In 2007, Sophia and I joined a scientist friend at a BBQ party in East Coast Park. It was a relaxed atmosphere until suddenly, people jumped out of their seats to swarm around a guy who just walked in. “Bon Jovi just showed up,” I jokingly said. Soon, we found out the guy was Alan Colman, the stem cell scientist who helped clone Dolly the Sheep. In a move to build a world-class biomedical research industry, Singapore agencies parachuted in the crème de la crème of scientists like Alan Colman to create breakthrough change.
In some ways, I identified with Alan Colman’s situation. In a much less glamorous and publicised fashion, I was parachuted in from Nokia New Zealand to the regional office in Singapore to improve Nokia’s IT Services team. It was rough when I arrived. I was confronted with a closed service culture within the IT services team. They literally sat behind a wall with a tiny service window where people hand over their laptops. My job was cut out for me. I started painting a vision for a more customer-centric service culture — encourage more open interactions, seek feedback, provide service with a smile.
My vision went down like a cold cup of sick. My counterpart, who built the incumbent service, was combative to the new philosophy. It became a fight between them and us, my kakis (loyalists) versus his. Shortly thereafter, my counterpart resigned, together with half his team, taking with them their knowledge and relationships with suppliers and customers. The infighting put the business at risk, made it more expensive and slowed down the transformation.
Even though we did successfully transform into a customer-centric centre of excellence, looking back, I knew I could have done much better.

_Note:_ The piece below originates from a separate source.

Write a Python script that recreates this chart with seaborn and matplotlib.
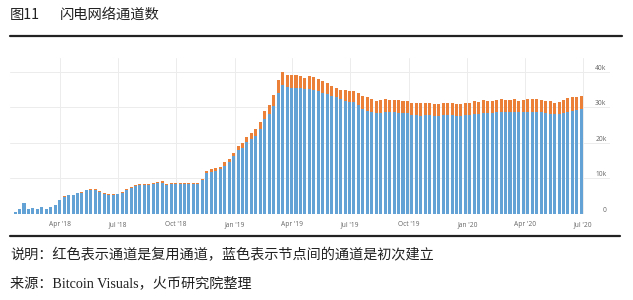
import numpy as np
import pandas as pd
import matplotlib
matplotlib.use("Agg")
import matplotlib.pyplot as plt
import matplotlib.dates as mdates
from matplotlib.lines import Line2D
import seaborn as sns

# ---------------- data (thousands of channels, weekly) ----------------
start_date = "2018-01-21"
total_k = [
    0.3, 1.2, 2.9, 1.4, 1.5, 1.4, 1.8, 1.4, 1.8, 2.5,
    3.9, 4.8, 5.3, 5.3, 5.9, 6.0, 6.7, 6.9, 6.8, 6.3,
    5.7, 5.5, 5.5, 5.6, 6.1, 6.9, 7.5, 7.9, 8.2, 8.2,
    8.4, 8.6, 8.8, 9.1, 8.3, 8.5, 8.6, 8.7, 8.7, 8.7,
    8.6, 8.7, 9.8, 12.0, 12.5, 12.8, 13.2, 14.4, 15.3, 17.0,
    19.1, 19.8, 21.5, 22.6, 23.8, 25.9, 28.9, 30.7, 33.4, 37.6,
    39.8, 39.2, 39.0, 39.0, 38.7, 38.3, 38.7, 38.5, 38.0, 37.3,
    36.7, 36.1, 35.4, 34.8, 34.8, 34.6, 34.6, 34.0, 33.1, 32.9,
    32.4, 31.8, 32.0, 32.2, 32.0, 32.0, 32.0, 31.8, 31.8, 31.1,
    31.1, 31.3, 31.3, 31.1, 30.8, 30.8, 31.1, 31.3, 31.1, 30.9,
    30.9, 31.1, 31.3, 31.7, 31.5, 32.0, 31.8, 31.8, 32.0, 32.3,
    32.0, 32.0, 32.2, 31.8, 32.0, 32.2, 32.2, 32.2, 32.0, 31.8,
    31.6, 31.3, 31.4, 32.0, 32.5, 32.8, 33.0, 33.1,
]
new_k = [
    0.3, 1.2, 2.9, 1.4, 1.5, 1.4, 1.8, 1.4, 1.8, 2.5,
    3.8, 4.7, 5.2, 5.2, 5.8, 5.9, 6.5, 6.7, 6.6, 6.1,
    5.5, 5.3, 5.3, 5.4, 5.9, 6.7, 7.3, 7.7, 7.9, 7.9,
    8.1, 8.3, 8.5, 8.7, 8.0, 8.2, 8.3, 8.4, 8.4, 8.4,
    8.3, 8.4, 9.4, 11.4, 11.8, 12.0, 12.5, 13.5, 14.4, 16.2,
    18.0, 18.4, 20.3, 21.0, 21.8, 23.8, 26.6, 28.1, 30.4, 34.1,
    36.2, 35.8, 35.5, 35.5, 35.3, 35.0, 35.0, 34.8, 34.6, 34.0,
    33.6, 33.2, 32.8, 32.2, 31.7, 31.5, 31.5, 30.6, 29.6, 29.0,
    28.5, 28.3, 28.3, 28.5, 28.5, 28.5, 28.3, 28.3, 28.3, 27.8,
    27.8, 27.6, 27.8, 27.7, 27.6, 27.6, 27.7, 27.8, 27.8, 27.6,
    27.6, 27.7, 27.8, 28.0, 28.1, 28.3, 28.3, 28.4, 28.5, 28.6,
    28.7, 28.7, 28.7, 28.5, 28.5, 28.6, 28.6, 28.6, 28.5, 28.4,
    28.2, 28.1, 28.1, 28.4, 28.7, 28.9, 29.2, 29.4,
]
xtick_dates = ["2018-04-01", "2018-07-01", "2018-10-01", "2019-01-01", "2019-04-01",
               "2019-07-01", "2019-10-01", "2020-01-01", "2020-04-01", "2020-07-01"]
xtick_labels = ["Apr '18", "Jul '18", "Oct '18", "Jan '19", "Apr '19",
                "Jul '19", "Oct '19", "Jan '20", "Apr '20", "Jul '20"]
ytick_values = [0, 10000, 20000, 30000, 40000]
ytick_labels = ["0", "10k", "20k", "30k", "40k"]

title_num = "图11"
title_text = "闪电网络通道数"
note_text = "说明：红色表示通道是复用通道，蓝色表示节点间的通道是初次建立"
source_text = "来源：Bitcoin Visuals，火币研究院整理"

# ---------------- build frame ----------------
dates = pd.date_range(start_date, periods=len(total_k), freq="7D")
df = pd.DataFrame({
    "x": mdates.date2num(dates),
    "total": np.array(total_k) * 1000,
    "new": np.array(new_k) * 1000,
})

BLUE = "#62a2d5"
ORANGE = "#eb8138"

sns.set_theme(style="white")
plt.rcParams["font.family"] = ["Open Sans", "DejaVu Sans"]

W, H = 633, 300
fig = plt.figure(figsize=(W / 100, H / 100), dpi=100)
ax = fig.add_axes([10 / W, (H - 213.5) / H, 600 / W, 156 / H])

sns.barplot(data=df, x="x", y="total", native_scale=True, color=ORANGE,
            saturation=1, width=0.68, errorbar=None, linewidth=0, ax=ax)
sns.barplot(data=df, x="x", y="new", native_scale=True, color=BLUE,
            saturation=1, width=0.68, errorbar=None, linewidth=0, ax=ax)

ax.set_xlim(mdates.date2num(pd.Timestamp("2018-01-13")),
            mdates.date2num(pd.Timestamp("2020-08-12")))
ax.set_ylim(0, 44000)
ax.set_xlabel("")
ax.set_ylabel("")

ax.set_xticks(mdates.date2num(pd.to_datetime(xtick_dates)))
ax.set_xticklabels(xtick_labels)
ax.yaxis.tick_right()
ax.set_yticks(ytick_values)
ax.set_yticklabels(ytick_labels)

ax.tick_params(axis="x", length=0, pad=5.5, labelsize=4.8, labelcolor="#666666")
ax.tick_params(axis="y", length=0, pad=-2.5, labelsize=4.8, labelcolor="#666666")
for lbl in ax.get_yticklabels():
    lbl.set_horizontalalignment("right")
    lbl.set_verticalalignment("bottom")

ax.grid(True, color="#ececec", linewidth=0.7)
ax.set_axisbelow(True)
for s in ax.spines.values():
    s.set_visible(False)

# ---------------- titles / notes ----------------
cjk = ["Noto Sans CJK SC", "DejaVu Sans"]
fig.text(10 / W, 1 - 15 / H, title_num, fontsize=10.3, family=cjk,
         ha="left", va="center", color="#222222")
fig.text(60 / W, 1 - 15 / H, title_text, fontsize=10.3, family=cjk,
         ha="left", va="center", color="#222222")
fig.add_artist(Line2D([10 / W, 622 / W], [1 - 36 / H, 1 - 36 / H],
                      color="#222222", linewidth=1.6))
fig.add_artist(Line2D([10 / W, 620 / W], [1 - 236 / H, 1 - 236 / H],
                      color="#222222", linewidth=1.6))
fig.text(10 / W, 1 - 255 / H, note_text, fontsize=10.2, family=cjk,
         ha="left", va="center", color="#222222")
fig.text(10 / W, 1 - 283 / H, source_text, fontsize=10.2,
         family=["Liberation Serif", "Noto Sans CJK SC"],
         ha="left", va="center", color="#222222")

fig.savefig("out.png", dpi=100)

Mainly, I was not playing a big enough “game.” I parachuted from New Zealand with a fixed vision of the solution. People weren’t emotionally connected to the new vision. I positioned my vision against his, like a virtual sledgehammer. Instead, it would have been better if I opened a conversation with my counterpart to frame the problem — play to both our strengths by using our highest point of contribution.
By framing the right problem to fight together, we can paint a new vision and structure where everyone has a part to play. At the end of the day, our aim is to keep customers happy and reduce risk to the business. Instead of having a costly ego battle fighting each other, we bring the fight outside, fight the good fight by creating breakthrough change for our customers.